PPLI Policy Lifecycle: What to Expect from Setup to Maturity

April 01, 2025
This image highlights the 9 sets in the lifecycle of a PPLI policy from setup to maturity 1.Initial Assessment and Qualification 2.Policy Design and Structuring 3. Underwriting Process 4.Initial Funding and Investment Selection 5.Ongoing Premium Payments 6. Policy Management and Review 7. Accessing Cash Value 8. Policy Maturity or Transfer 9. Navigating Regulatory Changes

Private Placement Life Insurance (PPLI) offers high-net-worth individuals a powerful combination of tax efficiency and investment flexibility that extends throughout the policy’s lifetime. At Colva Services, we guide clients through each stage of the PPLI journey, from initial consideration to long-term management. Understanding the full lifecycle of a PPLI policy helps investors set realistic expectations and make informed decisions. This post outlines what you can expect at each phase of your PPLI policy’s life.
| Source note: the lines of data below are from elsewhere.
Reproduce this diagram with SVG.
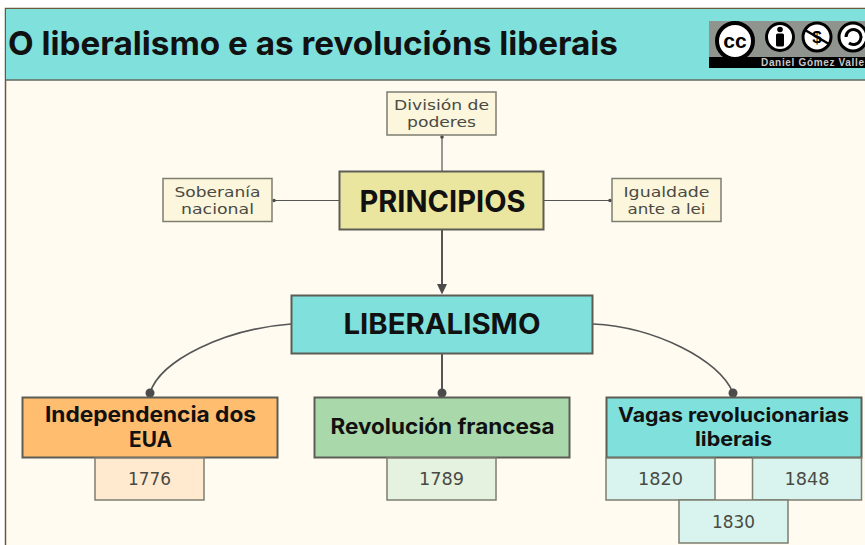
<svg xmlns="http://www.w3.org/2000/svg" width="865" height="545" viewBox="0 0 865 545">
<style>
.h{font-family:"Inter","Liberation Sans",sans-serif;font-weight:700;fill:#111;text-anchor:middle}
.b{font-family:"DejaVu Sans","Liberation Sans",sans-serif;font-size:14px;fill:#4a4a44;text-anchor:middle}
.n{font-family:"DejaVu Sans","Liberation Sans",sans-serif;font-size:17px;fill:#4a4a44;text-anchor:middle}
.box{stroke:#7d7d70;stroke-width:1.500}
.main{stroke:#5c5d55;stroke-width:2}
.c{fill:none;stroke:#555;stroke-linecap:round}
.d{fill:#4b4b4b}
</style>
<rect width="865" height="545" fill="#fff"/>
<rect x="5.500" y="8.500" width="870" height="550" fill="#fffbf1" stroke="#6b5a3a" stroke-width="1.500"/>
<rect x="6" y="9" width="859" height="71" fill="#80e0db"/>
<line x1="6" y1="80" x2="865" y2="80" stroke="#5f6a62" stroke-width="1.500"/>
<text x="8" y="55" font-family="Inter,'Liberation Sans',sans-serif" font-weight="700" font-size="33" fill="#111" textLength="610" lengthAdjust="spacingAndGlyphs">O liberalismo e as revolucións liberais</text>
<g id="cc-logo">
<rect x="709" y="21" width="156" height="47" fill="#8f948f"/>
<rect x="709" y="57" width="156" height="11" fill="#000"/>
<circle cx="735" cy="41" r="18" fill="#fff" stroke="#000" stroke-width="4"/>
<text x="735" y="47.500" font-family="'Liberation Sans',sans-serif" font-weight="700" font-size="21" text-anchor="middle" fill="#000">cc</text>
<circle cx="780" cy="37" r="13.500" fill="#fff" stroke="#000" stroke-width="3"/>
<circle cx="780" cy="29.500" r="2.800" fill="#000"/><rect x="776" y="33.500" width="8" height="13" rx="1.500" fill="#000"/>
<circle cx="817" cy="37" r="14" fill="#fff" stroke="#000" stroke-width="3"/>
<text x="817" y="43" font-family="'Liberation Sans',sans-serif" font-weight="700" font-size="17" text-anchor="middle" fill="#000">$</text>
<line x1="805" y1="30" x2="829" y2="44" stroke="#000" stroke-width="2.500"/>
<circle cx="853" cy="37" r="14" fill="#fff" stroke="#000" stroke-width="3"/>
<path d="M846 37a7.500 7.500 0 1 1 3 6" fill="none" stroke="#000" stroke-width="3"/>
<text x="761" y="66" font-family="'Liberation Sans',sans-serif" font-weight="700" font-size="10" fill="#c8c8c8" textLength="103" lengthAdjust="spacing">Daniel Gómez Valle</text>
</g>
<g id="connectors">
<path class="c" stroke-width="1.200" d="M442 171V136"/><circle class="d" cx="442" cy="137" r="1.800"/>
<path class="c" stroke-width="1.200" d="M339 200.500H273"/><circle class="d" cx="274" cy="200.500" r="1.800"/>
<path class="c" stroke-width="1.200" d="M544 200.500H611"/><circle class="d" cx="610" cy="200.500" r="1.800"/>
<path class="c" stroke-width="2" d="M442 230V286"/><path d="M437 284L442 294.500L447 284Z" fill="#4b4b4b"/>
<path class="c" stroke-width="1.600" d="M291 324C225 329 160 360 150 393"/><circle class="d" cx="150" cy="393" r="4.500"/>
<path class="c" stroke-width="2" d="M442 353V393"/><circle class="d" cx="442" cy="393" r="4.500"/>
<path class="c" stroke-width="1.600" d="M593 324C655 327 720 360 733 393"/><circle class="d" cx="733" cy="393" r="4.500"/>
</g>
<g id="division"><rect class="box" x="387" y="92" width="109" height="43" fill="#fbf6dc"/><text class="b" x="441.500" y="110" textLength="95" lengthAdjust="spacingAndGlyphs">División de</text><text class="b" x="441.500" y="127" textLength="69" lengthAdjust="spacingAndGlyphs">poderes</text></g>
<g id="soberania"><rect class="box" x="163" y="178.500" width="109" height="43" fill="#fbf6dc"/><text class="b" x="217.500" y="197" textLength="86" lengthAdjust="spacingAndGlyphs">Soberanía</text><text class="b" x="217.500" y="214" textLength="73" lengthAdjust="spacingAndGlyphs">nacional</text></g>
<g id="igualdade"><rect class="box" x="612" y="178.500" width="109" height="43" fill="#fbf6dc"/><text class="b" x="666.500" y="197" textLength="86" lengthAdjust="spacingAndGlyphs">Igualdade</text><text class="b" x="666.500" y="214" textLength="78" lengthAdjust="spacingAndGlyphs">ante a lei</text></g>
<g id="principios"><rect class="main" x="339.500" y="171.500" width="204" height="58" fill="#ebe69f"/><text class="h" x="442.500" y="211.500" font-size="30" textLength="166" lengthAdjust="spacingAndGlyphs">PRINCIPIOS</text></g>
<g id="liberalismo"><rect class="main" x="291.500" y="295.500" width="301" height="58" fill="#80e0db"/><text class="h" x="442" y="334" font-size="28" textLength="197" lengthAdjust="spacingAndGlyphs">LIBERALISMO</text></g>
<g id="independencia"><rect class="main" x="22.500" y="397.500" width="255" height="60" fill="#ffbd70"/><text class="h" x="150.500" y="422" font-size="21" textLength="211" lengthAdjust="spacingAndGlyphs">Independencia dos</text><text class="h" x="150.500" y="447" font-size="21" textLength="43" lengthAdjust="spacingAndGlyphs">EUA</text></g>
<g id="francesa"><rect class="main" x="314.500" y="397.500" width="255" height="60" fill="#a9d9ab"/><text class="h" x="442.500" y="434" font-size="21" textLength="224" lengthAdjust="spacingAndGlyphs">Revolución francesa</text></g>
<g id="vagas"><rect class="main" x="606.500" y="397.500" width="255" height="60" fill="#80e0db"/><text class="h" x="733.500" y="422" font-size="20" textLength="231" lengthAdjust="spacingAndGlyphs">Vagas revolucionarias</text><text class="h" x="733.500" y="446" font-size="20" textLength="77" lengthAdjust="spacingAndGlyphs">liberais</text></g>
<g id="y1776"><rect class="box" x="95" y="458" width="109" height="42" fill="#ffe9cf"/><text class="n" x="149.500" y="485" textLength="43" lengthAdjust="spacingAndGlyphs">1776</text></g>
<g id="y1789"><rect class="box" x="387" y="458" width="109" height="42" fill="#e5f2df"/><text class="n" x="441.500" y="485" textLength="45" lengthAdjust="spacingAndGlyphs">1789</text></g>
<g id="y1820"><rect class="box" x="606" y="458" width="109" height="42" fill="#d9f4ef"/><text class="n" x="660.500" y="485" textLength="45" lengthAdjust="spacingAndGlyphs">1820</text></g>
<g id="y1848"><rect class="box" x="752.500" y="458" width="109" height="42" fill="#d9f4ef"/><text class="n" x="807" y="485" textLength="45" lengthAdjust="spacingAndGlyphs">1848</text></g>
<g id="y1830"><rect class="box" x="679" y="500" width="109" height="43" fill="#d9f4ef"/><text class="n" x="733.500" y="528" textLength="43" lengthAdjust="spacingAndGlyphs">1830</text></g>
</svg>
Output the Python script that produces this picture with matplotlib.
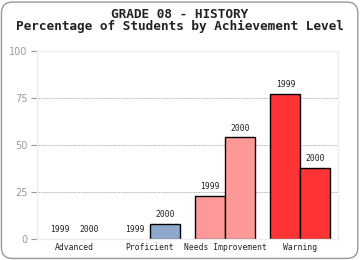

Initial Assessment and Qualification

Before establishing a PPLI policy, you’ll need to determine if you qualify as an accredited investor or qualified purchaser. PPLI is not available to all investors—it requires substantial initial premium payments, typically starting at $1 million or more. During this preliminary phase, you’ll work with financial advisors to assess how PPLI fits into your broader wealth strategy. This evaluation includes analyzing your current tax situation, investment goals, time horizon, and liquidity needs. Your advisors will compare PPLI against other potential strategies to confirm it aligns with your financial objectives.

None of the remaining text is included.